Updated

A global summit scheduled in December may result in a proposal to put the Internet under United Nations control — an idea that has met solid resistance from the United States.

"There are some countries that have been very adamant to get their governments to play a bigger role in Internet management," said Ambassador David Gross, the State Department’s coordinator for international communications and information policy. He is leading the U.S. delegation to the World Summit on the Information Society (search), scheduled to meet Dec. 10-12 in Geneva, Switzerland.

Gross said that while the U.S. supports greater access for all nations to the Internet, it will resist any efforts to take the Net out of the private sector.

"We will continue to fight hard to ensure that the Internet remains a balanced enterprise among all stakeholders — one of these stakeholders is government, but it is one of many stakeholders," Gross told Foxnews.com, adding that "it must be private sector-led. That is very important to us."

The WSIS, sponsored by the International Telecommunications Union (search), the United Nations' key agency on telecommunications, will bring together more than 50 heads of state, along with an expected 5,000 to 6,000 government, business and non-profit representatives from across the globe to discuss in part “the yawning telecommunications gap between emerging economies and the developed world.”

The summit’s goal is to achieve consensus on a draft declaration of principles and draft plan of action, which reportedly includes a recommendation to place the governance of the Internet under the ITU or another body created by U.N. member nations, say observers. This is one of several provisions now being debated in contentious preliminary discussions.

“Standardization is one of the essential building blocks of the Information Society,” reads the most recent draft of the WSIS Draft Declaration of Principles. “There should be particular emphasis on the development and adoption of international standards.”

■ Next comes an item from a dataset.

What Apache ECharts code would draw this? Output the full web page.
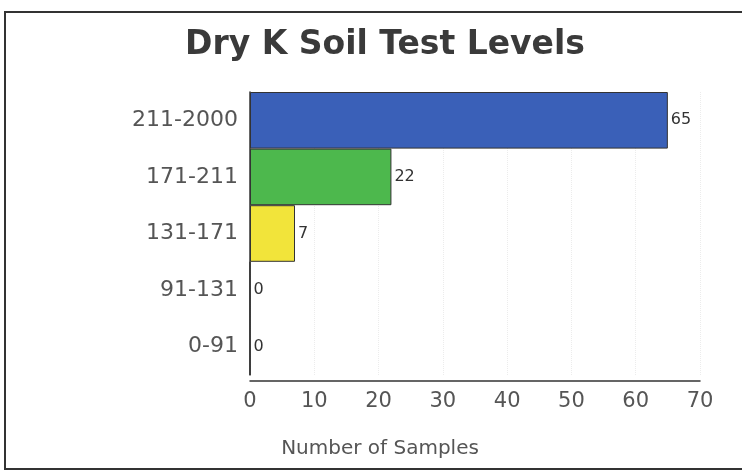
<!DOCTYPE html>
<html style="height: 100%">
<head>
    <meta charset="utf-8">
    <title>Dry K Soil Test Levels</title>
</head>
<body style="height: 100%; margin: 0; background: #fff">
<div id="container" style="width: 742px; height: 472px"></div>
<script type="text/javascript" src="https://cdn.jsdelivr.net/npm/echarts@6/dist/echarts.min.js"></script>
<script type="text/javascript">
    // chart data
    var levels = ['0-91', '91-131', '131-171', '171-211', '211-2000'];
    var samples = [0, 0, 7, 22, 65];
    var barColors = ['#3a60b8', '#3a60b8', '#f2e43a', '#4db84d', '#3a60b8'];
    var xTicks = [0, 10, 20, 30, 40, 50, 60, 70];

    var dom = document.getElementById('container');
    var myChart = echarts.init(dom);

    var option = {
        backgroundColor: '#ffffff',
        animation: false,
        title: {
            text: 'Dry K Soil Test Levels',
            left: 180,
            top: 24,
            textStyle: {
                fontFamily: 'DejaVu Sans',
                fontWeight: 'bold',
                fontSize: 33,
                color: '#3a3a3a'
            }
        },
        graphic: [{
            type: 'rect',
            shape: {x: 5, y: 12, width: 760, height: 457},
            style: {fill: 'none', stroke: '#333', lineWidth: 2}
        }],
        grid: {
            left: 250,
            right: 42,
            top: 92,
            bottom: 97
        },
        xAxis: {
            type: 'value',
            min: xTicks[0],
            max: xTicks[xTicks.length - 1],
            interval: 10,
            offset: 6,
            name: 'Number of Samples',
            nameLocation: 'middle',
            nameGap: 58,
            nameTextStyle: {
                fontFamily: 'DejaVu Sans',
                fontSize: 20,
                color: '#555',
                padding: [0, 190, 0, 0]
            },
            axisLine: {show: true, lineStyle: {color: '#333', width: 1.5}},
            axisTick: {show: false},
            axisLabel: {
                margin: 10,
                fontFamily: 'DejaVu Sans',
                fontSize: 21,
                color: '#555'
            },
            splitLine: {show: true, lineStyle: {color: '#ececec', type: 'dotted'}}
        },
        yAxis: {
            type: 'category',
            data: levels,
            axisLine: {show: true, lineStyle: {color: '#333', width: 1.5}},
            axisTick: {show: false},
            axisLabel: {
                margin: 12,
                fontFamily: 'DejaVu Sans',
                fontSize: 22,
                color: '#555'
            }
        },
        series: [{
            type: 'bar',
            barCategoryGap: '0%',
            data: samples.map(function (v, i) {
                return {value: v, itemStyle: {color: barColors[i]}};
            }),
            itemStyle: {borderColor: '#333', borderWidth: 1},
            label: {
                show: true,
                position: 'right',
                distance: 3,
                fontFamily: 'DejaVu Sans',
                fontSize: 16,
                color: '#333'
            }
        }]
    };

    myChart.setOption(option);
</script>
</body>
</html>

The effort for global control of the Internet is reportedly led by China, which allows its own citizens online access, but it is tightly controlled by a giant firewall and monitored by government surveillance.

China has so far been joined in its efforts by representatives of Syria, Egypt, Vietnam and South Africa, said Ronald Koven, European representative for the World Press Freedom Committee (search), an international media watchdog based in the United States.

Other reports indicate that Russia, India, Saudi Arabia and Brazil may be on board, too.

Supporters of global governance say that the Internet should be administered and managed by a governmental body, with uniform standards for security and better access for poorer countries. They point to WSIS statistics indicating that only one-third of developing countries' inhabitants are Internet users. They say fewer than 3 percent of Africans can even access telecommunications of any kind.

Though the WSIS organization does not advocate specific plans for global management of the Net, it does suggest support for global principles. “The summit aims to jumpstart and speed access and adoption of new technologies through active collaboration and commitment from all,” said a WSIS information brief on its Web site, www.wsis.org.

Currently, the International Corporation of Assigned Network and Numbers (search), a non-profit corporation with an international board of directors, manages Internet Protocol space allocation, domain names and root server system functions. It does not have content or security control functions.

Critics of the global Internet idea say certain nations like China want to take away ICANN’s duties and place them under governmental auspices, along with increased control over security and content, placing freedom of press and individual freedom of expression at serious risk.

“Those governments don’t have any democracy or free speech, it’s dangerous and we’re trying to stop it,” said Julio Munoz, executive director of the Inter American Press Association in Miami. “Of course we are concerned they will try to manipulate the free flow of information.”

He said his member organizations, which include Latin American publishers and journalists, are nervous about a potential crackdown on their freedoms resulting from any move toward Internet governance. He said they see it as a backdoor for subverting the freedom of the press as a whole.

Even if no consensus is reached on the WSIS plan of action, IAPA is concerned that governments back home will use the proposals to restrict the freedoms they have fought for so bitterly.

“We’re going to send a delegation there — to try and defend the press,” said Munoz, who recalled previously unsuccessful attempts in the 1970s and 1980s for U.N.-led media standards.

Peter Linton, a spokesman for the European Internet Foundation (search), which works closely with the Capitol Hill-based Internet Education Foundation, said he would be surprised if the U.S. and European nations were not firmly against the Chinese-led movement for global controls.

“I know the U.S. government has said it would do everything it could to prevent this,” he said. “I cannot speak for the European Commission, but I would suspect it would look at it with a jaundiced eye as well.”

Because so little agreement exists so far on what exactly should be in the declaration of principles, much less the plan of action, there appears to be little confidence that a consensus on Internet governance, which currently includes a reaffirmation of the United Nations' Article 19 of the Universal Declaration of Human Rights (search) — the right of free expression — for the Internet, will be achieved.

Debate has also centered on new intellectual property standards and special technology funding for poor nations.

President Bush is not scheduled to attend the summit, which will be followed by another meeting in Tunisia in November 2005.